--- begin Source data ---

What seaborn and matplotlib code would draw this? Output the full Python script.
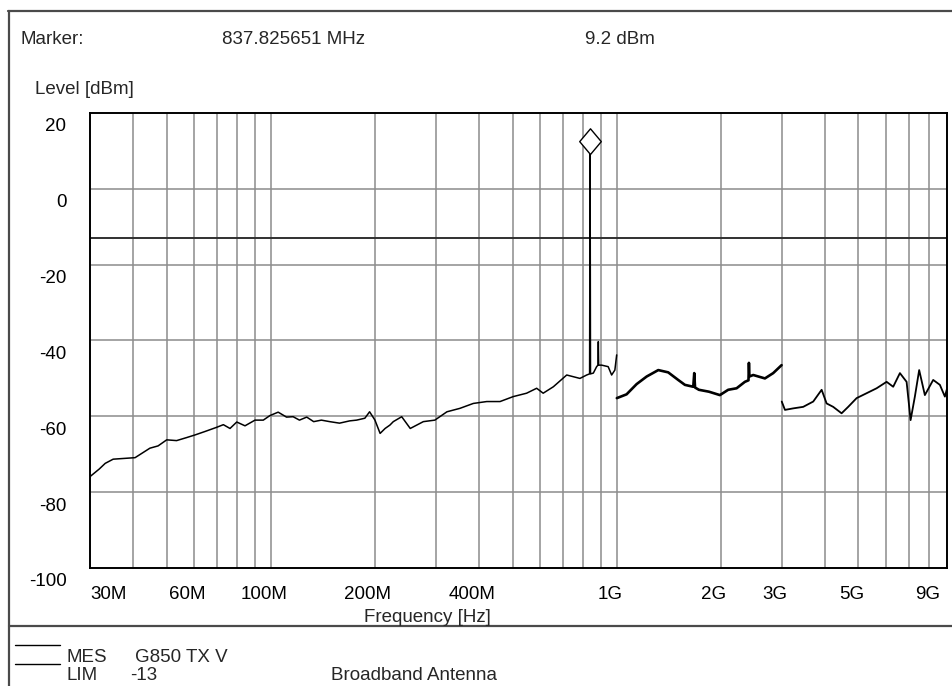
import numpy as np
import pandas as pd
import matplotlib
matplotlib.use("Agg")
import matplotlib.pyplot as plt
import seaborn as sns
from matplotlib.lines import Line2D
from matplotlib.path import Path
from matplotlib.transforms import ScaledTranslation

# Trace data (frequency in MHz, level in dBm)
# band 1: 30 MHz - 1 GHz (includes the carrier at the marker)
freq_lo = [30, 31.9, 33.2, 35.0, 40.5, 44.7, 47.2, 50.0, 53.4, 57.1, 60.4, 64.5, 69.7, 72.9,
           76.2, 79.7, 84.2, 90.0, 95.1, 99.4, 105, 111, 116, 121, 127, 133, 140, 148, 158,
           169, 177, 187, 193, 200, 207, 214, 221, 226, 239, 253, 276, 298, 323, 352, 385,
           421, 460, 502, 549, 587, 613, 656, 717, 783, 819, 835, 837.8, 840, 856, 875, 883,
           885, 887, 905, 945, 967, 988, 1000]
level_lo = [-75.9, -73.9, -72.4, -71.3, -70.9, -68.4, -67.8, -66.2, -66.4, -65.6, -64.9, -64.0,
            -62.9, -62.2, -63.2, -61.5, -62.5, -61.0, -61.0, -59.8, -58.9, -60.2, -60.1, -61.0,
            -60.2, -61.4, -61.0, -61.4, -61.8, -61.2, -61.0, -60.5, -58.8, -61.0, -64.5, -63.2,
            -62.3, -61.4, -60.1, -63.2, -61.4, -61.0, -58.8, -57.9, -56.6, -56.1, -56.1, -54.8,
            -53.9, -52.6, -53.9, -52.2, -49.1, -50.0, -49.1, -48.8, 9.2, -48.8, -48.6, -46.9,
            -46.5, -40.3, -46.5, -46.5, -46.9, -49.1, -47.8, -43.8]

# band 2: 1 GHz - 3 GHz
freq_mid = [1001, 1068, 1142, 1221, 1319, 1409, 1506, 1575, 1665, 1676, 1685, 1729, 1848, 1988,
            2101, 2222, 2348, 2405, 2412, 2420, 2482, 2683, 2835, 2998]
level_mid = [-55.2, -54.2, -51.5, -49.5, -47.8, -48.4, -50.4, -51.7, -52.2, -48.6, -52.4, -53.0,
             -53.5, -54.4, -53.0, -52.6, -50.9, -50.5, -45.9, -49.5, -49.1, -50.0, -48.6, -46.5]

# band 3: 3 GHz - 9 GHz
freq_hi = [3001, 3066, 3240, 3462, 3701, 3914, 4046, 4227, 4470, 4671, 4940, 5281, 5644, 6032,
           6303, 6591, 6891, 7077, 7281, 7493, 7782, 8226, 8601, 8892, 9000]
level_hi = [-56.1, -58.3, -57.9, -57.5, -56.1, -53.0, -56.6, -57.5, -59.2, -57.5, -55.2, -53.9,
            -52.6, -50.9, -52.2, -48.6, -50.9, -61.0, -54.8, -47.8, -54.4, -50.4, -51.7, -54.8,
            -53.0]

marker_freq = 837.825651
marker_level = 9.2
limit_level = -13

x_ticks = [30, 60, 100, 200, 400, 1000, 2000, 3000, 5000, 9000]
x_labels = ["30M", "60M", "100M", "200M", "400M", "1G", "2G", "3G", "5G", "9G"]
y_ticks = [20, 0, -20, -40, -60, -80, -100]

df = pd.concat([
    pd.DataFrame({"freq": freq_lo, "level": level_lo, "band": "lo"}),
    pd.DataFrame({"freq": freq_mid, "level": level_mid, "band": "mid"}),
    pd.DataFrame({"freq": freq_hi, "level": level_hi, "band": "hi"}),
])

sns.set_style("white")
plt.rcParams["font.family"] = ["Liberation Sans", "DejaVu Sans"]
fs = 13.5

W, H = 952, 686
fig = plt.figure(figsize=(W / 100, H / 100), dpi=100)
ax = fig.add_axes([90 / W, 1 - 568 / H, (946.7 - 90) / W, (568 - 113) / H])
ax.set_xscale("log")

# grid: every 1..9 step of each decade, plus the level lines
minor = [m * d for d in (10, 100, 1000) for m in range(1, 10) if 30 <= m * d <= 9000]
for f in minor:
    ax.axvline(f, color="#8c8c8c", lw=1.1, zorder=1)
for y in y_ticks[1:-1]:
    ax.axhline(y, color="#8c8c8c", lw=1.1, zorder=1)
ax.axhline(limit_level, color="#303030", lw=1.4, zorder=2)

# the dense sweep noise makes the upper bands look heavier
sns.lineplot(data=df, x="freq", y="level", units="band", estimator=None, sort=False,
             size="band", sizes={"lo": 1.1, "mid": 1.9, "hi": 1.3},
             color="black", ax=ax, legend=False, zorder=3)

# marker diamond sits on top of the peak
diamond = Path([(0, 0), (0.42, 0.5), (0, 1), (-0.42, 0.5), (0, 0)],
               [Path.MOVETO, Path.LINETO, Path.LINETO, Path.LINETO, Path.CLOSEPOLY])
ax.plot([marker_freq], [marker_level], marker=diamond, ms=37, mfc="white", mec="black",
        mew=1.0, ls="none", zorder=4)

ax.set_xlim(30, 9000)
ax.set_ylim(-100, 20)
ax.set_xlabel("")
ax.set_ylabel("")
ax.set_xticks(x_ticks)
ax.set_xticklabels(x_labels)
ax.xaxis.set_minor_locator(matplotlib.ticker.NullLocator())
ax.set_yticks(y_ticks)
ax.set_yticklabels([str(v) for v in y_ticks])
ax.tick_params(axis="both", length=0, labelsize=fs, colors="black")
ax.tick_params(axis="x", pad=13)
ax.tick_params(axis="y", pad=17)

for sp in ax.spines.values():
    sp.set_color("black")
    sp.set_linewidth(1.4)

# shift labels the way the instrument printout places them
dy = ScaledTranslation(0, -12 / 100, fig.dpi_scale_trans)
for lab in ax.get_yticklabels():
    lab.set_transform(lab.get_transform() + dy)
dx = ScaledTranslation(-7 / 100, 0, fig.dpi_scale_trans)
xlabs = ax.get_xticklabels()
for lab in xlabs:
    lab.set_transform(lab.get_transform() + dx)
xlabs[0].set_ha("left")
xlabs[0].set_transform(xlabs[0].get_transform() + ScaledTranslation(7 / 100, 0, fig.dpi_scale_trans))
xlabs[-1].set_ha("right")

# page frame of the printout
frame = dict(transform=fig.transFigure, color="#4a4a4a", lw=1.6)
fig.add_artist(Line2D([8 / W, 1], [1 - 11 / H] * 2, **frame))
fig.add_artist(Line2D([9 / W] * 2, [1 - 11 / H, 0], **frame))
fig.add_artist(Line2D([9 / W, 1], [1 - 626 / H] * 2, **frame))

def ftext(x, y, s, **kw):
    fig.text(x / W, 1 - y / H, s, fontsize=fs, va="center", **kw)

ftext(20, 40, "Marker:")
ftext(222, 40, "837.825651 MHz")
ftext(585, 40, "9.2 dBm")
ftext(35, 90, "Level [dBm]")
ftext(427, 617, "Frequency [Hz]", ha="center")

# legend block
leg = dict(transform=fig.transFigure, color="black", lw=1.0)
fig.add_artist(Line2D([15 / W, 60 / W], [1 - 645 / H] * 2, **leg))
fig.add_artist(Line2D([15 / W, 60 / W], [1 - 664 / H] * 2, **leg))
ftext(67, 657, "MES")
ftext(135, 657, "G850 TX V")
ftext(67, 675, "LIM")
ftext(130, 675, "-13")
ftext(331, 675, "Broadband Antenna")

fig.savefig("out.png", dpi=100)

--- end Source data ---

Print the complete listing exactly, apart from any pictures.

### Result
What seaborn and matplotlib code would draw this? Output the full Python script.
import numpy as np
import pandas as pd
import matplotlib
matplotlib.use("Agg")
import matplotlib.pyplot as plt
import seaborn as sns
from matplotlib.lines import Line2D
from matplotlib.path import Path
from matplotlib.transforms import ScaledTranslation

# Trace data (frequency in MHz, level in dBm)
# band 1: 30 MHz - 1 GHz (includes the carrier at the marker)
freq_lo = [30, 31.9, 33.2, 35.0, 40.5, 44.7, 47.2, 50.0, 53.4, 57.1, 60.4, 64.5, 69.7, 72.9,
           76.2, 79.7, 84.2, 90.0, 95.1, 99.4, 105, 111, 116, 121, 127, 133, 140, 148, 158,
           169, 177, 187, 193, 200, 207, 214, 221, 226, 239, 253, 276, 298, 323, 352, 385,
           421, 460, 502, 549, 587, 613, 656, 717, 783, 819, 835, 837.8, 840, 856, 875, 883,
           885, 887, 905, 945, 967, 988, 1000]
level_lo = [-75.9, -73.9, -72.4, -71.3, -70.9, -68.4, -67.8, -66.2, -66.4, -65.6, -64.9, -64.0,
            -62.9, -62.2, -63.2, -61.5, -62.5, -61.0, -61.0, -59.8, -58.9, -60.2, -60.1, -61.0,
            -60.2, -61.4, -61.0, -61.4, -61.8, -61.2, -61.0, -60.5, -58.8, -61.0, -64.5, -63.2,
            -62.3, -61.4, -60.1, -63.2, -61.4, -61.0, -58.8, -57.9, -56.6, -56.1, -56.1, -54.8,
            -53.9, -52.6, -53.9, -52.2, -49.1, -50.0, -49.1, -48.8, 9.2, -48.8, -48.6, -46.9,
            -46.5, -40.3, -46.5, -46.5, -46.9, -49.1, -47.8, -43.8]

# band 2: 1 GHz - 3 GHz
freq_mid = [1001, 1068, 1142, 1221, 1319, 1409, 1506, 1575, 1665, 1676, 1685, 1729, 1848, 1988,
            2101, 2222, 2348, 2405, 2412, 2420, 2482, 2683, 2835, 2998]
level_mid = [-55.2, -54.2, -51.5, -49.5, -47.8, -48.4, -50.4, -51.7, -52.2, -48.6, -52.4, -53.0,
             -53.5, -54.4, -53.0, -52.6, -50.9, -50.5, -45.9, -49.5, -49.1, -50.0, -48.6, -46.5]

# band 3: 3 GHz - 9 GHz
freq_hi = [3001, 3066, 3240, 3462, 3701, 3914, 4046, 4227, 4470, 4671, 4940, 5281, 5644, 6032,
           6303, 6591, 6891, 7077, 7281, 7493, 7782, 8226, 8601, 8892, 9000]
level_hi = [-56.1, -58.3, -57.9, -57.5, -56.1, -53.0, -56.6, -57.5, -59.2, -57.5, -55.2, -53.9,
            -52.6, -50.9, -52.2, -48.6, -50.9, -61.0, -54.8, -47.8, -54.4, -50.4, -51.7, -54.8,
            -53.0]

marker_freq = 837.825651
marker_level = 9.2
limit_level = -13

x_ticks = [30, 60, 100, 200, 400, 1000, 2000, 3000, 5000, 9000]
x_labels = ["30M", "60M", "100M", "200M", "400M", "1G", "2G", "3G", "5G", "9G"]
y_ticks = [20, 0, -20, -40, -60, -80, -100]

df = pd.concat([
    pd.DataFrame({"freq": freq_lo, "level": level_lo, "band": "lo"}),
    pd.DataFrame({"freq": freq_mid, "level": level_mid, "band": "mid"}),
    pd.DataFrame({"freq": freq_hi, "level": level_hi, "band": "hi"}),
])

sns.set_style("white")
plt.rcParams["font.family"] = ["Liberation Sans", "DejaVu Sans"]
fs = 13.5

W, H = 952, 686
fig = plt.figure(figsize=(W / 100, H / 100), dpi=100)
ax = fig.add_axes([90 / W, 1 - 568 / H, (946.7 - 90) / W, (568 - 113) / H])
ax.set_xscale("log")

# grid: every 1..9 step of each decade, plus the level lines
minor = [m * d for d in (10, 100, 1000) for m in range(1, 10) if 30 <= m * d <= 9000]
for f in minor:
    ax.axvline(f, color="#8c8c8c", lw=1.1, zorder=1)
for y in y_ticks[1:-1]:
    ax.axhline(y, color="#8c8c8c", lw=1.1, zorder=1)
ax.axhline(limit_level, color="#303030", lw=1.4, zorder=2)

# the dense sweep noise makes the upper bands look heavier
sns.lineplot(data=df, x="freq", y="level", units="band", estimator=None, sort=False,
             size="band", sizes={"lo": 1.1, "mid": 1.9, "hi": 1.3},
             color="black", ax=ax, legend=False, zorder=3)

# marker diamond sits on top of the peak
diamond = Path([(0, 0), (0.42, 0.5), (0, 1), (-0.42, 0.5), (0, 0)],
               [Path.MOVETO, Path.LINETO, Path.LINETO, Path.LINETO, Path.CLOSEPOLY])
ax.plot([marker_freq], [marker_level], marker=diamond, ms=37, mfc="white", mec="black",
        mew=1.0, ls="none", zorder=4)

ax.set_xlim(30, 9000)
ax.set_ylim(-100, 20)
ax.set_xlabel("")
ax.set_ylabel("")
ax.set_xticks(x_ticks)
ax.set_xticklabels(x_labels)
ax.xaxis.set_minor_locator(matplotlib.ticker.NullLocator())
ax.set_yticks(y_ticks)
ax.set_yticklabels([str(v) for v in y_ticks])
ax.tick_params(axis="both", length=0, labelsize=fs, colors="black")
ax.tick_params(axis="x", pad=13)
ax.tick_params(axis="y", pad=17)

for sp in ax.spines.values():
    sp.set_color("black")
    sp.set_linewidth(1.4)

# shift labels the way the instrument printout places them
dy = ScaledTranslation(0, -12 / 100, fig.dpi_scale_trans)
for lab in ax.get_yticklabels():
    lab.set_transform(lab.get_transform() + dy)
dx = ScaledTranslation(-7 / 100, 0, fig.dpi_scale_trans)
xlabs = ax.get_xticklabels()
for lab in xlabs:
    lab.set_transform(lab.get_transform() + dx)
xlabs[0].set_ha("left")
xlabs[0].set_transform(xlabs[0].get_transform() + ScaledTranslation(7 / 100, 0, fig.dpi_scale_trans))
xlabs[-1].set_ha("right")

# page frame of the printout
frame = dict(transform=fig.transFigure, color="#4a4a4a", lw=1.6)
fig.add_artist(Line2D([8 / W, 1], [1 - 11 / H] * 2, **frame))
fig.add_artist(Line2D([9 / W] * 2, [1 - 11 / H, 0], **frame))
fig.add_artist(Line2D([9 / W, 1], [1 - 626 / H] * 2, **frame))

def ftext(x, y, s, **kw):
    fig.text(x / W, 1 - y / H, s, fontsize=fs, va="center", **kw)

ftext(20, 40, "Marker:")
ftext(222, 40, "837.825651 MHz")
ftext(585, 40, "9.2 dBm")
ftext(35, 90, "Level [dBm]")
ftext(427, 617, "Frequency [Hz]", ha="center")

# legend block
leg = dict(transform=fig.transFigure, color="black", lw=1.0)
fig.add_artist(Line2D([15 / W, 60 / W], [1 - 645 / H] * 2, **leg))
fig.add_artist(Line2D([15 / W, 60 / W], [1 - 664 / H] * 2, **leg))
ftext(67, 657, "MES")
ftext(135, 657, "G850 TX V")
ftext(67, 675, "LIM")
ftext(130, 675, "-13")
ftext(331, 675, "Broadband Antenna")

fig.savefig("out.png", dpi=100)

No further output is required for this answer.